Abstract

In this study, an inverse methodology is presented and used to evaluate the effect that calibration of a synthetic artificial recharge model, constrained by different combinations of measurements (pressure head, temperature, and concentration), has on estimated vadose zone model parameter-value nonuniqueness and predictive water, heat, and solute transport uncertainty. Several findings are arrived at following model calibration and predictive analysis. First, composite scaled sensitivities revealed that all calibration measurement combinations contributed to the estimation of 30 water, heat, and solute transport parameters by inverting a set of vadose zone transport equations that were coupled explicitly through dependent variables and implicitly through parameters and fluid properties. Second, despite excellent model quality and perfect match of simulated-to-measured dependent field variables, the limitations in information content of field measurements used to constrain the calibration process promoted correlation among parameters; correlation among parameters promoted parameter nonuniqueness; and parameter nonuniqueness promoted predictive uncertainty. Consequently, simulations by transport models calibrated against field information represent a single realization associated with some quantifiable range of predictive uncertainty.

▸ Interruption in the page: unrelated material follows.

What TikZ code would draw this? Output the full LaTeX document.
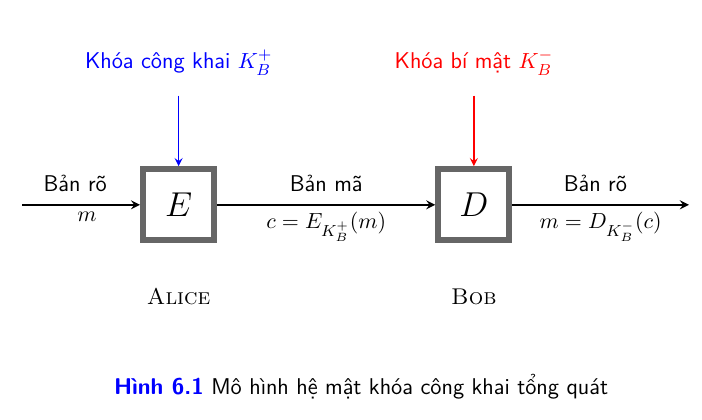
\documentclass[tikz,border=0pt]{standalone}
\usepackage{amsmath}
\usetikzlibrary{positioning}
\newcommand\fsz{\fontsize{11.4}{13.7}\selectfont}
\tikzstyle{every node}=[font=\fsz]
\tikzset{
  box/.style={draw=black!60, line width=3pt, fill=white, minimum size=1.25cm, inner sep=0pt, font=\fontsize{16}{19}\selectfont},
  lbl/.style={font=\fsz\sffamily}
}

\begin{document}
\begin{tikzpicture}[>=stealth]
    \useasboundingbox (-3.14,-3.78) rectangle (9.2,3.6);
    \node[box] (E) at (0,0) {$E$};
    \node[box] (D) at (5.19,0) {$D$};
    \coordinate (in) at (-2.75,0);
    \coordinate (out) at (8.97,0);
    \node[lbl,blue] (pub) at (0,2.5) {Khóa công khai $K_B^+$};
    \node[lbl,red] (priv) at (5.19,2.5) {Khóa bí mật $K_B^-$};
    \coordinate (pubin) at (0,1.92);
    \coordinate (privin) at (5.19,1.92);
    \draw[line width=1pt,->] (in) --node[lbl,above=2.5pt,pos=0.45]{Bản rõ} node[below,pos=0.55]{$m$} (E);
    \draw[line width=1pt,->] (E) --node[lbl,above=2.5pt]{Bản mã} node[below]{$c=E_{K_B^+}(m)$} (D);
    \draw[line width=1pt,->] (D) --node[lbl,above=2.5pt,pos=0.47]{Bản rõ} node[below]{$m=D_{K_B^-}(c)$} (out);
    \draw[thick,blue,->] (pubin) -- (E);
    \draw[thick,red,->] (privin) -- (D);
    \node[anchor=base] (alice) at (0,-1.76) {\textsc{Alice}};
    \node[anchor=base] (bob) at (5.19,-1.76) {\textsc{Bob}};
    % chu thich hinh
    \node[lbl,anchor=base west] (cap) at (-1.26,-3.34) {\textcolor{blue}{\bfseries Hình 6.1} Mô hình hệ mật khóa công khai tổng quát};
\end{tikzpicture}
\end{document}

Third, a primary reduction in uncertainty was achieved by increasing the number of calibration-constraint measurements, but reductions in uncertainty appeared restricted implying a practical limit to parameterization detail. Fourth, for a fixed number of measurements, a less prominent reduction in the range of predictive uncertainty could be realized through selective use of measurement types to constrain the calibration process. Therefore, field measurement types used to constrain the calibration process should be matched to target predictions. Fifth, because correlation among parameters contributes to predictive uncertainty, it may be possible to further reduce predictive uncertainty by estimating parameters that also minimize the largest eigenvalue in the normalized eigenvector matrix.